■ **Source material**
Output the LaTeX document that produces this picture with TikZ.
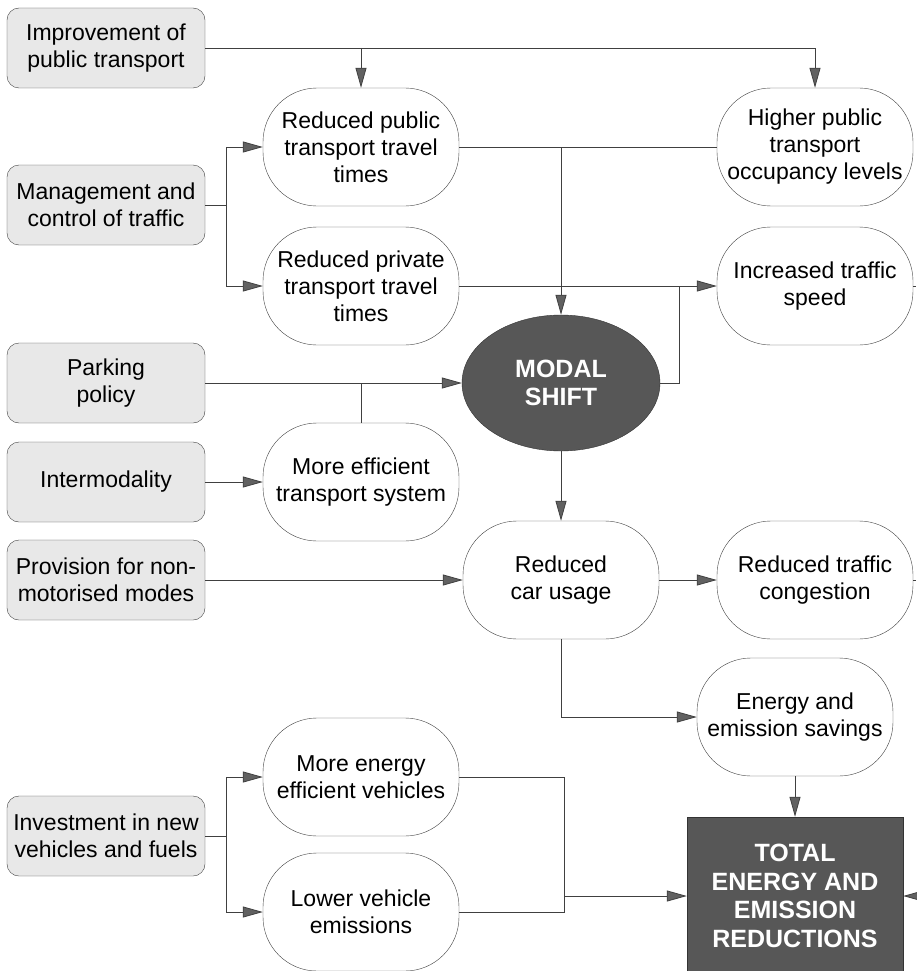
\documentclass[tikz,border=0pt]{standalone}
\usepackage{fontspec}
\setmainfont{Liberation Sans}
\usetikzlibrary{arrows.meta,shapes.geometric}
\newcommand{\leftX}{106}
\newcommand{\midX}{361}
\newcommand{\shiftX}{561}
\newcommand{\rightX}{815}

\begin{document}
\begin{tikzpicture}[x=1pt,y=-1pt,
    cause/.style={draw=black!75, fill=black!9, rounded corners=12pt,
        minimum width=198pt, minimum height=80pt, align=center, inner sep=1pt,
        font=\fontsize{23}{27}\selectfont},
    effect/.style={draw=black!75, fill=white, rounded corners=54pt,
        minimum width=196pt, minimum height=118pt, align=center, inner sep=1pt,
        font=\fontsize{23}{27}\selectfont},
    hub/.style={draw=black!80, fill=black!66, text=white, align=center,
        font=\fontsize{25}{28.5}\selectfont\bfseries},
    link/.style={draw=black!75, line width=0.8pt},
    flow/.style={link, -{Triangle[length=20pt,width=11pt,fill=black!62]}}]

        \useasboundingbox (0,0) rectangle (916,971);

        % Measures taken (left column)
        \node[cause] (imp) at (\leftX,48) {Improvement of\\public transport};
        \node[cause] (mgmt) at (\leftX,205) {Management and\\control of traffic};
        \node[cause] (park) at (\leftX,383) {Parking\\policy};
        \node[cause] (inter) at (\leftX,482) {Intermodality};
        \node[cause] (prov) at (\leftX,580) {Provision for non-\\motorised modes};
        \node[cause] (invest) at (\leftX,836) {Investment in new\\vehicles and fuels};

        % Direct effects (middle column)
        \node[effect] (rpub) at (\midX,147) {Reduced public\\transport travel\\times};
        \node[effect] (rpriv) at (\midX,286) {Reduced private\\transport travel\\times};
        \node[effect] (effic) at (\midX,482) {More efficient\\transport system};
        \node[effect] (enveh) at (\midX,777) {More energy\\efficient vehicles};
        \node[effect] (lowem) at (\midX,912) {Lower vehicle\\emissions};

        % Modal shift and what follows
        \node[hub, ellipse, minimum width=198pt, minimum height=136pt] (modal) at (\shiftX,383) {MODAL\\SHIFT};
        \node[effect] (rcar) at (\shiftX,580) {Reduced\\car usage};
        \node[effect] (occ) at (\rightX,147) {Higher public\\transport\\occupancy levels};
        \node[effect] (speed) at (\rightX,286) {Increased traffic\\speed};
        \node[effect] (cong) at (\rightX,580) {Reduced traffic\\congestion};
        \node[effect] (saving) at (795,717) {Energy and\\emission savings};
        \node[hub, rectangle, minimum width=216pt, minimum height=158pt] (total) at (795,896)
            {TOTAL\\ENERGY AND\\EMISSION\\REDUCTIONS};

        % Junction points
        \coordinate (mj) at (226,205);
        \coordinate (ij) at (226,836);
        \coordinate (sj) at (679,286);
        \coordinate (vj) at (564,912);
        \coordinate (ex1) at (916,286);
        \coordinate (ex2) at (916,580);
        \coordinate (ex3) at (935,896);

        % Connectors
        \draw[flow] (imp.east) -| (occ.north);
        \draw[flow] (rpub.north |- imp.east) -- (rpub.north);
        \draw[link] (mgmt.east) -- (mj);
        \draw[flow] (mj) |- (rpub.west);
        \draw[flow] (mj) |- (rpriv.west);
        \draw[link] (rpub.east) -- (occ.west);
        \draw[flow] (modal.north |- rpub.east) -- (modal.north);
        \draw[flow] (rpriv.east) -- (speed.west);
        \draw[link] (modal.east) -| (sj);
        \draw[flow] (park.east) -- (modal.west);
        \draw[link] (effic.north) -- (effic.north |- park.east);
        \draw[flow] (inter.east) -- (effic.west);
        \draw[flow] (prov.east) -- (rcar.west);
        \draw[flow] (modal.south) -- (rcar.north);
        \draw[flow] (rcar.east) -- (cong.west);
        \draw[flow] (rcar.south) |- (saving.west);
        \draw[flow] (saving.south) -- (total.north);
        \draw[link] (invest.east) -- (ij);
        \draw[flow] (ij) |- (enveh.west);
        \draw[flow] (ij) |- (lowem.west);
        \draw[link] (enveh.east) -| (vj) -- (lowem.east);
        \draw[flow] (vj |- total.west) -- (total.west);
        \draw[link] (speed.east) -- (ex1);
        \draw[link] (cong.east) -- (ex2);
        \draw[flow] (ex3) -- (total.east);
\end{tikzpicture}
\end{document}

■ **Problem requirements**
Copy nothing but the lines from the top of the data down to the line containing "(0,0) rectangle (916,971);", and leave the pictures out.

■ **Reply to the task**
Output the LaTeX document that produces this picture with TikZ.
\documentclass[tikz,border=0pt]{standalone}
\usepackage{fontspec}
\setmainfont{Liberation Sans}
\usetikzlibrary{arrows.meta,shapes.geometric}
\newcommand{\leftX}{106}
\newcommand{\midX}{361}
\newcommand{\shiftX}{561}
\newcommand{\rightX}{815}

\begin{document}
\begin{tikzpicture}[x=1pt,y=-1pt,
    cause/.style={draw=black!75, fill=black!9, rounded corners=12pt,
        minimum width=198pt, minimum height=80pt, align=center, inner sep=1pt,
        font=\fontsize{23}{27}\selectfont},
    effect/.style={draw=black!75, fill=white, rounded corners=54pt,
        minimum width=196pt, minimum height=118pt, align=center, inner sep=1pt,
        font=\fontsize{23}{27}\selectfont},
    hub/.style={draw=black!80, fill=black!66, text=white, align=center,
        font=\fontsize{25}{28.5}\selectfont\bfseries},
    link/.style={draw=black!75, line width=0.8pt},
    flow/.style={link, -{Triangle[length=20pt,width=11pt,fill=black!62]}}]

        \useasboundingbox (0,0) rectangle (916,971);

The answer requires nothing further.